▶ SHORT TASK:
Each line containing the word "chart" should be found and copied.

[START RECORDED INFORMATION]

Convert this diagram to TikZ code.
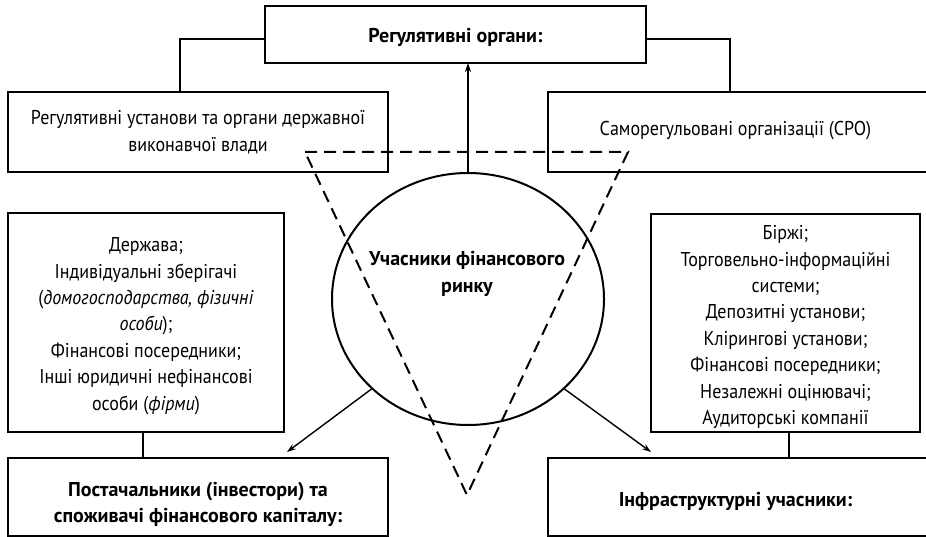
\documentclass[tikz,border=0pt]{standalone}
\usepackage{fontspec}
\setmainfont{PT Sans}[FakeStretch=0.9, BoldFeatures={FakeStretch=1.0}]
\usetikzlibrary{shapes.geometric,arrows.meta}
\newcommand\fsz{\fontsize{20}{26.4}\selectfont}
\begin{document}
\begin{tikzpicture}[x=1pt,y=-1pt,
  box/.style={draw, line width=2pt, inner sep=0pt, outer sep=0pt, align=center, font=\fsz},
  txt/.style={inner sep=0pt, align=center, font=\fsz},
  link/.style={line width=1.4pt},
  arr/.style={line width=1.4pt, -{Stealth[length=9pt,width=6pt]}},
  tri/.style={line width=2pt, dash pattern=on 12pt off 7pt}]
\useasboundingbox (0,0) rectangle (926,537);
% boxes
\node[box, minimum width=381pt, minimum height=57pt] (reg) at (455.5,34.5) {};
\node[txt] (regt) at (455.5,37) {\bfseries Регулятивні органи:};
\node[box, minimum width=380pt, minimum height=80pt] (regl) at (198,132)
  {Регулятивні установи та органи державної\\виконавчої влади};
\node[box, minimum width=380pt, minimum height=80pt] (sro) at (738,132) {};
\node[txt] (srot) at (735.5,131) {Саморегульовані організації (СРО)};
\node[box, minimum width=276pt, minimum height=219pt] (supl) at (146,322.5) {};
\node[txt] (suplt) at (146,326)
  {Держава;\\Індивідуальні зберігачі\\(\textit{домогосподарства, фізичні}\\\textit{особи});\\Фінансові посередники;\\Інші юридичні нефінансові\\особи (\textit{фірми})};
\node[box, minimum width=269pt, minimum height=218pt] (infl) at (785.5,323) {};
\node[txt] (inflt) at (785.5,327)
  {Біржі;\\Торговельно-інформаційні\\системи;\\Депозитні установи;\\Клірингові установи;\\Фінансові посередники;\\Незалежні оцінювачі;\\Аудиторські компанії};
\node[box, minimum width=380pt, minimum height=78pt] (cons) at (198,497) {};
\node[txt] (const) at (198,504.5)
  {\bfseries Постачальники (інвестори) та\\\bfseries споживачі фінансового капіталу:};
\node[box, minimum width=380pt, minimum height=78pt] (infb) at (738,497) {};
\node[txt] (infbt) at (735.5,501) {\bfseries Інфраструктурні учасники:};
% ellipse
\node[draw, ellipse, line width=2pt, minimum width=272pt, minimum height=252pt, inner sep=0pt] (circ) at (468,299) {};
\node[txt] (circt) at (467,274) {\bfseries Учасники фінансового\\\bfseries ринку};
% triangle
\coordinate (tA) at (305,152);
\coordinate (tB) at (628,152);
\coordinate (tC) at (467,495);
\draw[tri] (tA) -- (tB) -- (tC) -- cycle;
% connectors
\draw[link] ([yshift=-4.5pt]reg.west) -| ([xshift=-18pt]regl.north);
\draw[link] ([yshift=-4.5pt]reg.east) -| ([xshift=-8pt]sro.north);
\draw[link] ([xshift=-3pt]supl.south) -- ([xshift=-55pt]cons.north);
\draw[link] ([xshift=3.5pt]infl.south) -- ([xshift=51pt]infb.north);
\draw[arr] (circ.north) -- (circ.north |- reg.south);
\draw[arr] (circ.223) -- ([xshift=89pt,yshift=6pt]cons.north);
\draw[arr] (circ.317) -- ([xshift=-87pt,yshift=6pt]infb.north);
\end{tikzpicture}
\end{document}
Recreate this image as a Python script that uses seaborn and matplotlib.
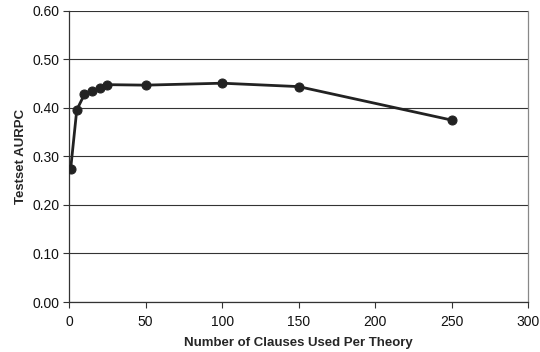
import matplotlib
matplotlib.use("Agg")
import matplotlib.pyplot as plt
import seaborn as sns
import pandas as pd

sns.set_theme(style="white")
plt.rcParams["font.family"] = ["Liberation Sans", "DejaVu Sans"]

# data
clauses = [1, 5, 10, 15, 20, 25, 50, 100, 150, 250]
aurpc = [0.274, 0.396, 0.428, 0.434, 0.442, 0.448, 0.447, 0.451, 0.444, 0.375]
x_ticks = [0, 50, 100, 150, 200, 250, 300]
y_ticks = [0.0, 0.1, 0.2, 0.3, 0.4, 0.5, 0.6]

df = pd.DataFrame({"clauses": clauses, "aurpc": aurpc})

fig, ax = plt.subplots(figsize=(5.4, 3.52), dpi=100)
fig.subplots_adjust(left=0.128, right=0.978, top=0.969, bottom=0.142)

sns.lineplot(data=df, x="clauses", y="aurpc", ax=ax, color="#222222",
             linewidth=2, marker="o", markersize=6.5,
             markeredgecolor="#222222", zorder=3)

ax.set_xlim(0, 300)
ax.set_ylim(0, 0.6)
ax.set_xticks(x_ticks)
ax.set_yticks(y_ticks)
ax.set_yticklabels([f"{v:.2f}" for v in y_ticks])

ax.yaxis.grid(True, color="#333333", linewidth=0.8)
ax.xaxis.grid(False)

for side in ["left", "bottom"]:
    ax.spines[side].set_color("#333333")
    ax.spines[side].set_linewidth(0.9)
ax.spines["right"].set_color("#888888")
ax.spines["right"].set_linewidth(0.9)
ax.spines["top"].set_visible(False)

ax.tick_params(axis="both", direction="out", length=4, width=0.8,
               color="#333333", labelsize=10, labelcolor="#111111", pad=3)
ax.tick_params(axis="x", bottom=True, pad=5)
ax.tick_params(axis="y", left=True)

ax.set_xlabel("Number of Clauses Used Per Theory", fontsize=9.5,
              fontweight="bold", labelpad=6)
ax.set_ylabel("Testset AURPC", fontsize=9.5, fontweight="bold", labelpad=4)

fig.savefig("out.png", dpi=100)
plt.close(fig)
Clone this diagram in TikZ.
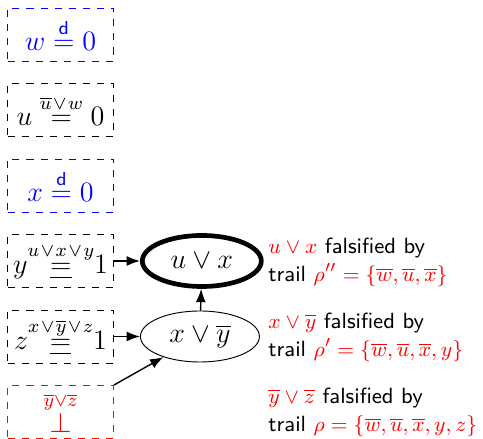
\documentclass[tikz,border=0pt]{standalone}
\usepackage{amsmath}
\usetikzlibrary{arrows.meta,positioning,shapes.geometric}
\tikzset{
  >={Latex[length=2mm]},
  fixed/.style={draw=#1,dashed,text=#1,minimum width=1.59cm,minimum height=0.795cm,
    inner sep=1pt,font=\fontsize{11.5pt}{14pt}\selectfont},
  fixed/.default=black,
  clause/.style={ellipse,draw,minimum width=1.785cm,minimum height=0.765cm,
    inner sep=1pt,font=\large},
  note/.style={anchor=west,align=left,inner sep=0pt,
    font=\fontsize{9.4pt}{12pt}\selectfont\sffamily},
  link/.style={->,semithick},
}
\newcommand{\fls}[1]{\textcolor{red}{#1}}
\newcommand{\why}[1]{\text{\fontsize{7.8pt}{9pt}\selectfont$\medmuskip=1.5mu #1$}}

\begin{document}
\begin{tikzpicture}
  \useasboundingbox (0,0) rectangle (7.245,6.585);
  % trail on the left
  \node[fixed=blue] (w) at (0.9075,6.0675) {$w\overset{\mathsf{d}}{=}0$};
  \node[fixed] (u) at (0.9075,4.935) {$u\overset{\why{\overline{u}\vee w}}{=}0$};
  \node[fixed=blue] (x) at (0.9075,3.8025) {$x\overset{\mathsf{d}}{=}0$};
  \node[fixed] (y) at (0.9075,2.67) {$y\overset{\why{u\vee x\vee y}}{\underline{=}}1$};
  \node[fixed] (z) at (0.9075,1.5375) {$z\overset{\why{x\vee \overline{y}\vee z}}{\underline{=}}1$};
  \node[fixed=red] (bot) at (0.9075,0.405) {$\overset{\overline{y}\vee\overline{z}}{\bot}$};
  % learned clauses
  \node[clause,line width=2pt,right=0.39cm of y] (ux) {$u\vee x$};
  \node[clause,right=0.39cm of z] (xy) {$x\vee\overline{y}$};
  \draw[link] (y) -- (ux);
  \draw[link] (z) -- (xy);
  \draw[link] (xy) -- (ux);
  \draw[link] (bot.north east) -- (xy);
  % explanations
  \node[note] (n1) at (4.02,2.655) {\fls{$u\vee x$} falsified by\\trail \fls{$\rho''=\{\overline{w},\overline{u},\overline{x}\}$}};
  \node[note] (n2) at (4.02,1.53) {\fls{$x\vee\overline{y}$} falsified by\\trail \fls{$\rho'=\{\overline{w},\overline{u},\overline{x},y\}$}};
  \node[note] (n3) at (4.02,0.405) {\fls{$\overline{y}\vee\overline{z}$} falsified by\\trail \fls{$\rho=\{\overline{w},\overline{u},\overline{x},y,z\}$}};
\end{tikzpicture}
\end{document}
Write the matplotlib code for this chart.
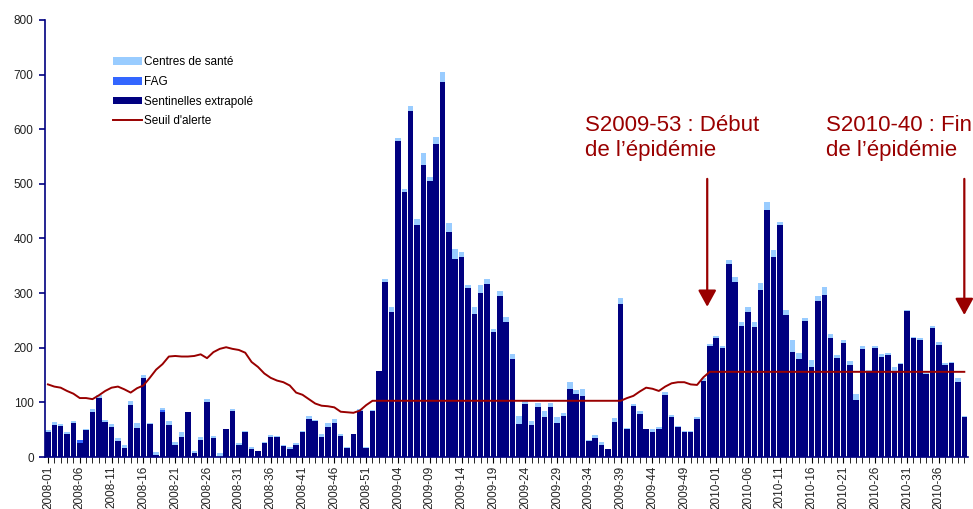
import matplotlib.pyplot as plt
import numpy as np

plt.rcParams['font.family'] = ['Liberation Sans', 'DejaVu Sans']

# weekly counts, 2008-01 .. 2010-40
sentinelles = [
    46, 58, 57, 42, 62, 26, 50, 82, 108, 65,
    55, 29, 16, 96, 53, 145, 60, 4, 83, 59,
    22, 37, 82, 8, 32, 100, 34, 1, 51, 85,
    23, 45, 14, 11, 26, 36, 37, 20, 15, 22,
    45, 70, 66, 37, 55, 63, 39, 16, 43, 84,
    16, 84,
    157, 320, 266, 579, 485, 634, 424, 534, 505, 573,
    687, 411, 363, 366, 310, 261, 300, 317, 228, 294,
    247, 179, 60, 98, 59, 92, 73, 92, 63, 76,
    125, 115, 112, 29, 34, 23, 14, 64, 280, 52,
    94, 78, 51, 46, 52, 114, 74, 55, 46, 45,
    70, 140, 204, 218, 199, 353, 321, 239, 266, 238,
    306, 452, 367, 424, 260, 193, 179, 249, 164, 286,
    297, 217, 181, 209, 169, 104, 197, 157, 199, 184,
    187, 158, 171, 268, 217, 214, 152, 237, 205, 169,
    173, 138, 74]

fag = [0] * 145
fag[5] = 5
fag[18] = 4

centres_sante = [
    4, 6, 3, 3, 4, 0, 2, 6, 6, 3,
    5, 5, 6, 6, 9, 5, 3, 6, 3, 7,
    6, 8, 0, 4, 5, 7, 5, 6, 0, 3,
    2, 3, 5, 1, 1, 4, 1, 3, 3, 3,
    3, 5, 2, 5, 8, 7, 4, 2, 0, 4,
    2, 3,
    0, 6, 9, 4, 6, 8, 11, 23, 7, 12,
    17, 18, 18, 10, 5, 14, 15, 9, 6, 9,
    10, 10, 15, 5, 7, 7, 12, 7, 10, 5,
    12, 8, 12, 2, 7, 4, 1, 7, 11, 2,
    3, 6, 1, 5, 3, 5, 3, 2, 2, 2,
    3, 4, 2, 4, 5, 7, 9, 8, 9, 9,
    13, 14, 12, 6, 10, 21, 11, 6, 14, 9,
    14, 9, 6, 5, 6, 11, 6, 2, 4, 5,
    3, 6, 2, 1, 2, 3, 1, 3, 5, 3,
    1, 7, 2]

seuil = [
    133, 129, 127, 121, 116, 108, 108, 106, 113, 121,
    127, 129, 124, 118, 126, 131, 145, 160, 170, 184,
    185, 184, 184, 185, 188, 181, 192, 198, 201, 198,
    196, 191, 174, 165, 153, 145, 140, 137, 131, 118,
    114, 106, 98, 94, 93, 91, 83, 82, 81, 85,
    95, 103] + [103] * 39 + [
    108, 112, 120, 127, 125, 121, 129, 135, 137, 137,
    133, 132, 146] + [156] * 41

tick_labels = [
    "2008-01", "2008-06", "2008-11", "2008-16", "2008-21", "2008-26",
    "2008-31", "2008-36", "2008-41", "2008-46", "2008-51",
    "2009-04", "2009-09", "2009-14", "2009-19", "2009-24", "2009-29",
    "2009-34", "2009-39", "2009-44", "2009-49",
    "2010-01", "2010-06", "2010-11", "2010-16", "2010-21", "2010-26",
    "2010-31", "2010-36"]

navy = '#000080'
red = '#990000'

x = np.arange(len(sentinelles))
sent = np.array(sentinelles)
fg = np.array(fag)
cs = np.array(centres_sante)

fig = plt.figure(figsize=(9.73, 5.09), dpi=100)
ax = fig.add_axes([0.046, 0.102, 0.949, 0.859])

w = 0.88
b_sent = ax.bar(x, sent, w, color=navy, zorder=2)
b_fag = ax.bar(x, fg, w, bottom=sent, color='#3366FF', zorder=2)
b_cs = ax.bar(x, cs, w, bottom=sent + fg, color='#99CCFF', zorder=2)
l_seuil, = ax.plot(x, seuil, color=red, lw=1.4, zorder=3)

ax.set_xlim(-0.5, 144.6)
ax.set_ylim(0, 800)
ax.set_yticks(range(0, 801, 100))
ax.set_xticks(range(0, 145, 5))
ax.set_xticklabels(tick_labels, rotation=90)
ax.set_xticks(x, minor=True)
ax.tick_params(axis='x', which='both', length=4, color='black', labelsize=8.5,
               labelcolor='#222222', pad=2)
ax.tick_params(axis='y', length=4, color=navy, width=1.2, labelsize=8.5,
               labelcolor='#222222', pad=4)

for s in ['top', 'right']:
    ax.spines[s].set_visible(False)
ax.spines['left'].set_color(navy)
ax.spines['left'].set_linewidth(1.2)
ax.spines['bottom'].set_color(navy)
ax.spines['bottom'].set_linewidth(1.2)

ax.legend([b_cs, b_fag, b_sent, l_seuil],
          ['Centres de santé', 'FAG', 'Sentinelles extrapolé', "Seuil d'alerte"],
          loc='upper left', bbox_to_anchor=(0.067, 0.93), frameon=False,
          fontsize=8.5, handlelength=2.5, handleheight=0.6, labelspacing=0.65,
          handletextpad=0.2, borderpad=0)

ax.text(84.4, 625, "S2009-53 : Début\nde l\u2019épidémie", color=red,
        fontsize=16, va='top', ha='left', linespacing=1.25)
ax.text(122.2, 625, "S2010-40 : Fin\nde l\u2019épidémie", color=red,
        fontsize=16, va='top', ha='left', linespacing=1.25)

arrow = dict(arrowstyle='-|>,head_length=1.0,head_width=0.55',
             mutation_scale=10, lw=1.6, color=red, shrinkA=0, shrinkB=0)
ax.annotate('', xy=(103.6, 275), xytext=(103.6, 509), arrowprops=arrow,
            annotation_clip=False)
ax.annotate('', xy=(144.0, 260), xytext=(144.0, 509), arrowprops=arrow,
            annotation_clip=False)

fig.savefig('out.png', dpi=100)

[END RECORDED INFORMATION]

▶ THE OUTPUT:
Write the matplotlib code for this chart.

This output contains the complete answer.